However, due to ignorance of the villagers about the world prices of gold, pressure of intensive propaganda on the part of bullion dealers, and distress sales—sales made necessary by distress in order to meet current expenses —the internal price of gold at which bullion dealers bought it was lower as compared with the world price. As a result, the export of gold became highly profitable for the bullion dealers.

Later, however, as economic conditions gradually improved due lo rise in prices and increase of exports, the distress was mitigated and gold exports began to diminish even though depreciation of the rupee in terms of sterling or gold remained high.

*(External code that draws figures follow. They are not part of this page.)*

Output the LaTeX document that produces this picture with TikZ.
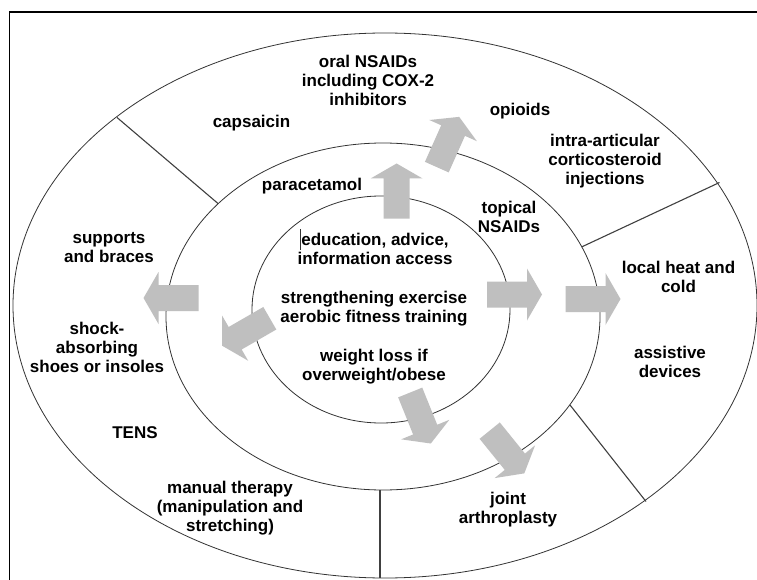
\documentclass[tikz,border=0pt]{standalone}
\usepackage{fontspec}
\setmainfont{Liberation Sans}
\newcommand\lstrut{\rule[-3.6pt]{0pt}{16.1pt}}
\tikzset{
  lbl/.style={font=\bfseries\fontsize{17}{19}\selectfont, align=center, inner sep=0pt, text=black},
  ring/.style={draw=black!80, line width=0.8pt},
  spoke/.style={draw=black!75, line width=1.1pt},
  frameline/.style={draw=black, line width=1.6pt},
  blockarrow/.style={fill=black!25, draw=none},
}
\newcommand\barrow[4]{%
  \coordinate (#1) at (#2,#3);
  \fill[blockarrow, shift={(#1)}, rotate=#4] (-27.5,-13) -- (12.5,-13) -- (12.5,-26) -- (27.5,0) -- (12.5,26) -- (12.5,13) -- (-27.5,13) -- cycle;}
\begin{document}
\begin{tikzpicture}[x=1pt,y=-1pt]
\fill[white] (0,0) rectangle (757,580);
\useasboundingbox (0,0) rectangle (757,580);

% frame
\draw[frameline] (9.5,580) -- (9.5,12) -- (757,12);

% rings
\draw[ring] (385,305.5) ellipse [x radius=372pt, y radius=272.5pt];
\draw[ring] (383,316.5) ellipse [x radius=217pt, y radius=173.5pt];
\draw[ring] (381,309.5) ellipse [x radius=129pt, y radius=113.5pt];

% spokes
\coordinate (s1a) at (218,203.5); \coordinate (s1b) at (117,117.5);
\coordinate (s2a) at (581.5,247); \coordinate (s2b) at (719.5,182.5);
\coordinate (s3a) at (570,405);   \coordinate (s3b) at (646,501.5);
\coordinate (s4a) at (380,490);   \coordinate (s4b) at (380,578);
\draw[spoke] (s1a) -- (s1b);
\draw[spoke] (s2a) -- (s2b);
\draw[spoke] (s3a) -- (s3b);
\draw[spoke] (s4a) -- (s4b);

% block arrows
\barrow{a1}{396.6}{191}{90}
\barrow{a2}{448}{142}{66}
\barrow{a3}{514.5}{294.5}{0}
\barrow{a4}{593}{299}{0}
\barrow{a5}{171}{298}{180}
\barrow{a6}{246}{332}{210}
\barrow{a7}{420.5}{418}{-68}
\barrow{a8}{507}{452}{-51}

% labels
\node[lbl] (oral) at (368,82) {\lstrut oral NSAIDs\\including COX-2\\inhibitors\lstrut};
\node[lbl] (caps) at (251.5,123) {\lstrut capsaicin};
\node[lbl] (opio) at (520,111) {\lstrut opioids};
\node[lbl] (intra) at (605,161) {\lstrut intra-articular\\corticosteroid\\injections\lstrut};
\node[lbl] (para) at (312,186) {\lstrut paracetamol};
\node[lbl] (topi) at (509,219) {\lstrut topical\\NSAIDs\lstrut};
\node[lbl] (educ) at (375,250.5) {\lstrut education, advice,\\information access\lstrut};
\draw[line width=0.7pt, black!80] (300.5,229) -- (300.5,250);
\node[lbl] (stre) at (374,308.5) {\lstrut strengthening exercise\\aerobic fitness training\lstrut};
\node[lbl] (weig) at (374,367) {\lstrut weight loss if\\overweight/obese\lstrut};
\node[lbl] (supp) at (109,248.5) {\lstrut supports\\and braces\lstrut};
\node[lbl] (shoc) at (97,349.5) {\lstrut shock-\\absorbing\\shoes or insoles\lstrut};
\node[lbl] (tens) at (135,434.5) {\lstrut TENS};
\node[lbl] (manu) at (230,508.5) {\lstrut manual therapy\\(manipulation and\\stretching)\lstrut};
\node[lbl] (heat) at (678.5,278.5) {\lstrut local heat and\\cold\lstrut};
\node[lbl] (assi) at (670,364) {\lstrut assistive\\devices\lstrut};
\node[lbl] (join) at (508,510) {\lstrut joint\\arthroplasty\lstrut};
\end{tikzpicture}
\end{document}
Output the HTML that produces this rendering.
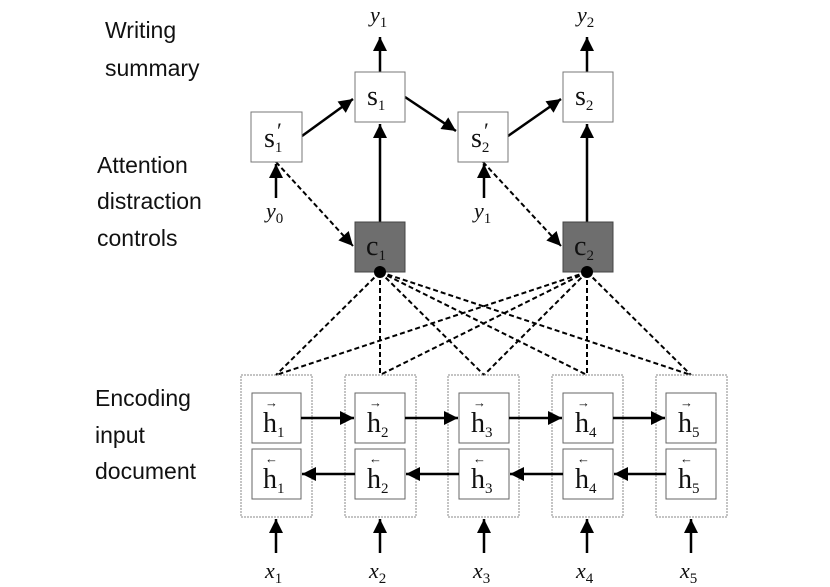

That widespread distress, caused by the Depression and the heavy fall of agricultural prices, was compelling people to sell gold in rural India much before England went off the Gold Standard is borne out by M.L. Darling who found that “nearly all the gold that came upon the market from the village —was distress gold.”

Moreover, gold and land are the two forms in which wealth is stored in rural India and they are sold only in extreme distress and not on account of profit motive although profit motive encouraged the bullion dealers to collect and export this gold on a large-scale.

Gold exports became a matter of acute controversy in the country. There was a good deal of agitation in favour of either complete prohibition of gold exports or at-least the imposition of an export duty. The government, on the other hand, adopted a posture of complete Laissez-Faire and made no attempt to check the outflow of gold.

Government’s Case:

On behalf of the government , it was argued that India had hoarded gold worth hundreds of crores of rupees and that the amount exported was only a fraction there of; that it was unfair to interfere with the liberty of the sellers in disposing of their gold abroad to tide over the crisis; that there was nothing wrong in-drawing upon accumulated reserves in times of difficulties; that the future of gold was uncertain and that it was, therefore, best that India disposed it of; that, at-least, a part of the proceeds of gold had been invested.

In the words of Dadachandiji “the sale of gold resulted in growing rupee funds which induced the formation of several —electrical, sugar, chemical, match and cigarette com­panies which bore testimony to the productive use to which gold was put in India.”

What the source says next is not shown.